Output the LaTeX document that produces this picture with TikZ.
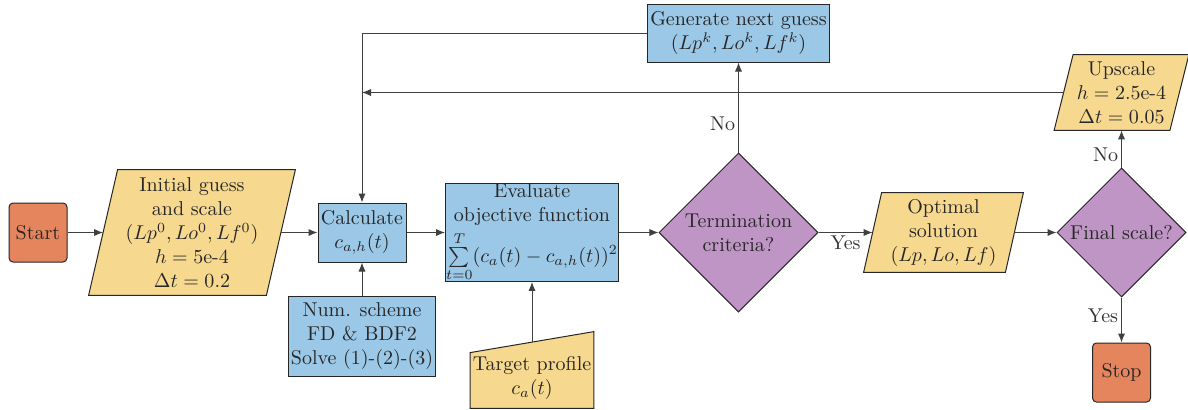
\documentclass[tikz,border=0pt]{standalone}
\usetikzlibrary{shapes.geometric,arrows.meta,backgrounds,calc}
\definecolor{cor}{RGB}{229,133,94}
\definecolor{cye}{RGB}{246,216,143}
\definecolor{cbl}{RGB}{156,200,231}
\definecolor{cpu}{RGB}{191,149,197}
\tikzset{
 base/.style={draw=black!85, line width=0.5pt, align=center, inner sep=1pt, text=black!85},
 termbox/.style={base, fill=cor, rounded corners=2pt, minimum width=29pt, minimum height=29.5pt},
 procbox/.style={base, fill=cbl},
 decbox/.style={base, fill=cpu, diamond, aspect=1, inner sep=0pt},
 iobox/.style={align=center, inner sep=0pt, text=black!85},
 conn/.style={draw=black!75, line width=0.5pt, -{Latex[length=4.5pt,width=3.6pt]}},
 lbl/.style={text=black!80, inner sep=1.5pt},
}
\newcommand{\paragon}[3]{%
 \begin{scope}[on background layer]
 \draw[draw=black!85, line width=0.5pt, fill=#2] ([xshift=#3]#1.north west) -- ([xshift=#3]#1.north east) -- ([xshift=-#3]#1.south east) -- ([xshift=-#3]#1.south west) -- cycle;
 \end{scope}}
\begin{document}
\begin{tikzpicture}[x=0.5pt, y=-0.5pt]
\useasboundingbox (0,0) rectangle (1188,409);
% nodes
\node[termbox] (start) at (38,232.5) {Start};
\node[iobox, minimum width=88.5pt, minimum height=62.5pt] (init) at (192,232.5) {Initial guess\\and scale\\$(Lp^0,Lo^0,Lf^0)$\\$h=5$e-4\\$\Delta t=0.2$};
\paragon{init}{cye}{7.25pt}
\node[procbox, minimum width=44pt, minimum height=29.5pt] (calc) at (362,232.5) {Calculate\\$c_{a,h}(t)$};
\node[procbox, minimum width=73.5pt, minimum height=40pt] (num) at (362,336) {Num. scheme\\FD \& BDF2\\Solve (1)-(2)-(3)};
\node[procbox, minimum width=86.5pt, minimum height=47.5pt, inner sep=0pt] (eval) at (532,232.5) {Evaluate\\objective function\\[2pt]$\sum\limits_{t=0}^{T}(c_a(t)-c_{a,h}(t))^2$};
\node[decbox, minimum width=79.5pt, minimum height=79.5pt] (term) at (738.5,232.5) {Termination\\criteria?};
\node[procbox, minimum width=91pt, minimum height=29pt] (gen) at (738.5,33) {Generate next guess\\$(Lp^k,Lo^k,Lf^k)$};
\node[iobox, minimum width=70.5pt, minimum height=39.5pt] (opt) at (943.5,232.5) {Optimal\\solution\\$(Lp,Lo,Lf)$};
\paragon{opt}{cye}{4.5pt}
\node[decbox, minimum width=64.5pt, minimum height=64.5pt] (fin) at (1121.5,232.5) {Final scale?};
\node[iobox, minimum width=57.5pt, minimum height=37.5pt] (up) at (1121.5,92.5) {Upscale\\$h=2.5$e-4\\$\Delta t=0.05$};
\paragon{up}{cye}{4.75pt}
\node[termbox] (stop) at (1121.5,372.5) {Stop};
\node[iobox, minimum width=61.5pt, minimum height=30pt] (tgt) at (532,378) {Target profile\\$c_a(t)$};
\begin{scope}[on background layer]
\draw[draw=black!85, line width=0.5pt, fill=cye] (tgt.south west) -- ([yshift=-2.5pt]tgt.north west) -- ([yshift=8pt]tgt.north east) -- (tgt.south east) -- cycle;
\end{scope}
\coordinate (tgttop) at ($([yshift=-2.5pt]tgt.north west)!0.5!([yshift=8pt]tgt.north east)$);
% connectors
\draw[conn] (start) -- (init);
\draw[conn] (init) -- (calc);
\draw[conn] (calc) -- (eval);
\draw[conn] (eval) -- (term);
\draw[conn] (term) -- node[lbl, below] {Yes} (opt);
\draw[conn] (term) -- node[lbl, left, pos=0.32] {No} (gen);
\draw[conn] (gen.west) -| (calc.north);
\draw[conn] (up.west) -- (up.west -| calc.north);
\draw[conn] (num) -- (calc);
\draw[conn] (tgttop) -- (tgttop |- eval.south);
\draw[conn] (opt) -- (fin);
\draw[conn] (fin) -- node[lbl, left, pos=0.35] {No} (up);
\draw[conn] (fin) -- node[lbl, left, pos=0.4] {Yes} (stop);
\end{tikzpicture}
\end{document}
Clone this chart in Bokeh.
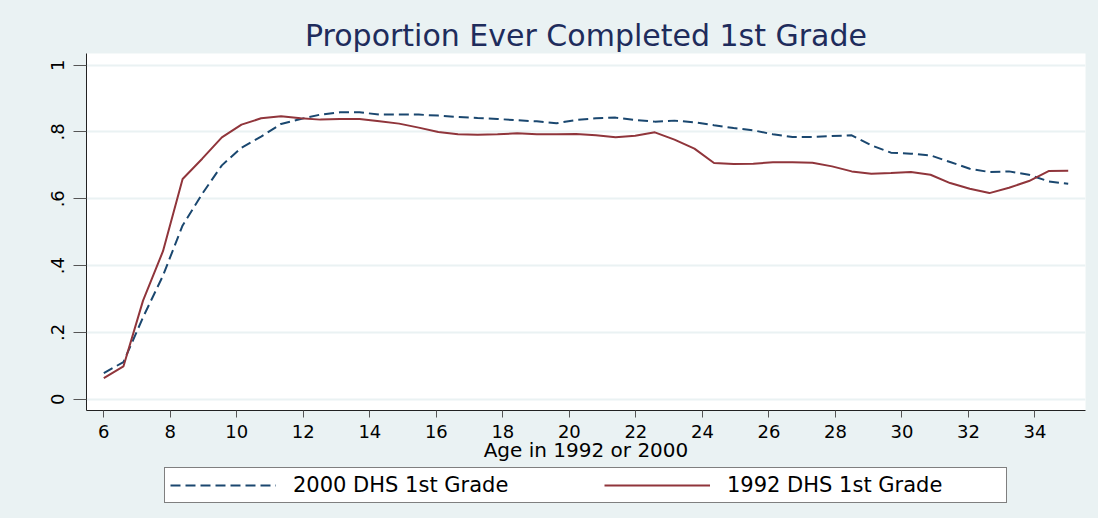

What to produce:
Copy the records above exactly. The pictures are not part of the copy.

Answer:
Output the LaTeX document that produces this picture with TikZ.
\documentclass[tikz,border=0pt]{standalone}
\usetikzlibrary{shapes.geometric,arrows.meta,backgrounds,calc}
\definecolor{cor}{RGB}{229,133,94}
\definecolor{cye}{RGB}{246,216,143}
\definecolor{cbl}{RGB}{156,200,231}
\definecolor{cpu}{RGB}{191,149,197}
\tikzset{
 base/.style={draw=black!85, line width=0.5pt, align=center, inner sep=1pt, text=black!85},
 termbox/.style={base, fill=cor, rounded corners=2pt, minimum width=29pt, minimum height=29.5pt},
 procbox/.style={base, fill=cbl},
 decbox/.style={base, fill=cpu, diamond, aspect=1, inner sep=0pt},
 iobox/.style={align=center, inner sep=0pt, text=black!85},
 conn/.style={draw=black!75, line width=0.5pt, -{Latex[length=4.5pt,width=3.6pt]}},
 lbl/.style={text=black!80, inner sep=1.5pt},
}
\newcommand{\paragon}[3]{%
 \begin{scope}[on background layer]
 \draw[draw=black!85, line width=0.5pt, fill=#2] ([xshift=#3]#1.north west) -- ([xshift=#3]#1.north east) -- ([xshift=-#3]#1.south east) -- ([xshift=-#3]#1.south west) -- cycle;
 \end{scope}}
\begin{document}
\begin{tikzpicture}[x=0.5pt, y=-0.5pt]
\useasboundingbox (0,0) rectangle (1188,409);
% nodes
\node[termbox] (start) at (38,232.5) {Start};
\node[iobox, minimum width=88.5pt, minimum height=62.5pt] (init) at (192,232.5) {Initial guess\\and scale\\$(Lp^0,Lo^0,Lf^0)$\\$h=5$e-4\\$\Delta t=0.2$};
\paragon{init}{cye}{7.25pt}
\node[procbox, minimum width=44pt, minimum height=29.5pt] (calc) at (362,232.5) {Calculate\\$c_{a,h}(t)$};
\node[procbox, minimum width=73.5pt, minimum height=40pt] (num) at (362,336) {Num. scheme\\FD \& BDF2\\Solve (1)-(2)-(3)};
\node[procbox, minimum width=86.5pt, minimum height=47.5pt, inner sep=0pt] (eval) at (532,232.5) {Evaluate\\objective function\\[2pt]$\sum\limits_{t=0}^{T}(c_a(t)-c_{a,h}(t))^2$};
\node[decbox, minimum width=79.5pt, minimum height=79.5pt] (term) at (738.5,232.5) {Termination\\criteria?};
\node[procbox, minimum width=91pt, minimum height=29pt] (gen) at (738.5,33) {Generate next guess\\$(Lp^k,Lo^k,Lf^k)$};
\node[iobox, minimum width=70.5pt, minimum height=39.5pt] (opt) at (943.5,232.5) {Optimal\\solution\\$(Lp,Lo,Lf)$};
\paragon{opt}{cye}{4.5pt}
\node[decbox, minimum width=64.5pt, minimum height=64.5pt] (fin) at (1121.5,232.5) {Final scale?};
\node[iobox, minimum width=57.5pt, minimum height=37.5pt] (up) at (1121.5,92.5) {Upscale\\$h=2.5$e-4\\$\Delta t=0.05$};
\paragon{up}{cye}{4.75pt}
\node[termbox] (stop) at (1121.5,372.5) {Stop};
\node[iobox, minimum width=61.5pt, minimum height=30pt] (tgt) at (532,378) {Target profile\\$c_a(t)$};
\begin{scope}[on background layer]
\draw[draw=black!85, line width=0.5pt, fill=cye] (tgt.south west) -- ([yshift=-2.5pt]tgt.north west) -- ([yshift=8pt]tgt.north east) -- (tgt.south east) -- cycle;
\end{scope}
\coordinate (tgttop) at ($([yshift=-2.5pt]tgt.north west)!0.5!([yshift=8pt]tgt.north east)$);
% connectors
\draw[conn] (start) -- (init);
\draw[conn] (init) -- (calc);
\draw[conn] (calc) -- (eval);
\draw[conn] (eval) -- (term);
\draw[conn] (term) -- node[lbl, below] {Yes} (opt);
\draw[conn] (term) -- node[lbl, left, pos=0.32] {No} (gen);
\draw[conn] (gen.west) -| (calc.north);
\draw[conn] (up.west) -- (up.west -| calc.north);
\draw[conn] (num) -- (calc);
\draw[conn] (tgttop) -- (tgttop |- eval.south);
\draw[conn] (opt) -- (fin);
\draw[conn] (fin) -- node[lbl, left, pos=0.35] {No} (up);
\draw[conn] (fin) -- node[lbl, left, pos=0.4] {Yes} (stop);
\end{tikzpicture}
\end{document}
Clone this chart in Bokeh.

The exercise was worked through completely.